Rebecca Lindley Smith daughter of James and Mary Cox Lindley is my 6th great grandmother. I would like to know her siblings. Rebecca was the great aunt of Jonathan Lindley (battle of Alamo) and Joseph Lindley (battle of San Jacinto). I am working on a membership to the Alamo Defenders
and the Daughters of the Republic of Texas (DRT). Would you please help me with Rebecca's siblings.

Thank you, Pat Smith Egert

Henry Wishard said...

Strange, I just visited Danville Sheperd Hill Cemetery yesterday and there was a historical marker there also. It told about Jonathan Lindley and his death at the Alamo. Its in Montgomery county, Tx. a few miles north of Willis Tx. off Interstate 45 on Calvary road.

Anonymous said...

All Lindleys are proud of this man, no matter where we are from!!

Dwight B. Lindley said...

Wow, great to see so many Lindley's..

This is great information..

Dwight B. Lindley

Katy, Texas

Tiffiny Vaughn said...

I am a descendent of Samuel Washington Lindley.
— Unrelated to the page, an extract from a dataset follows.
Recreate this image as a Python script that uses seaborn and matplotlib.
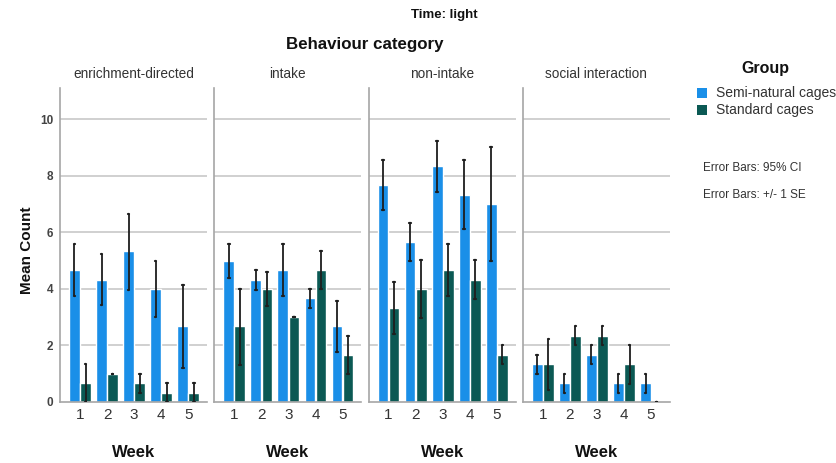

His daughter, Mary Polly Lindley, married my great-great grandfather Hiram Little. Hiram fought at the Battle of San Jacinto and was a citizen of the Republic of Texas.

Anonymous said...

My name is Terry [Miles], whose relations are most recently, Eli Lindley in Texas. I have always been told my ancestor great x7 generations, or such, uncle died in the Alamo. My great great grandmother Levada married Eli Lindley. I did not grow up with my relations, so I am always looking for information on my ancestry.

Kimo Sadler said...

Here is a link to a picture of the brother-in-law of Jonathan Lindley
John Sadler
and his son
William Sadler
and his son
Louie Jay Sadler

Kimo Sadler said...

Picture of John Sadler, brother-in-law of Jonathan Lindley

Anonymous said...

Thanks to above comment about the link to picture of John Sadler. Cool!

Anonymous said...

If a historical marker in Winters Memorial Park lists Jonathan L Lindley as 1st Husband to Sarah Drucilla Winters, is there a marriage record? Another comment on this blog said thet were just engaged.

Anonymous said...

I have looked and only found comments that Jonathan was possibly engaged, but, one person said he was married, but no proof and all his land from Texas went to his parents, so, the belief is he was possibly engaged.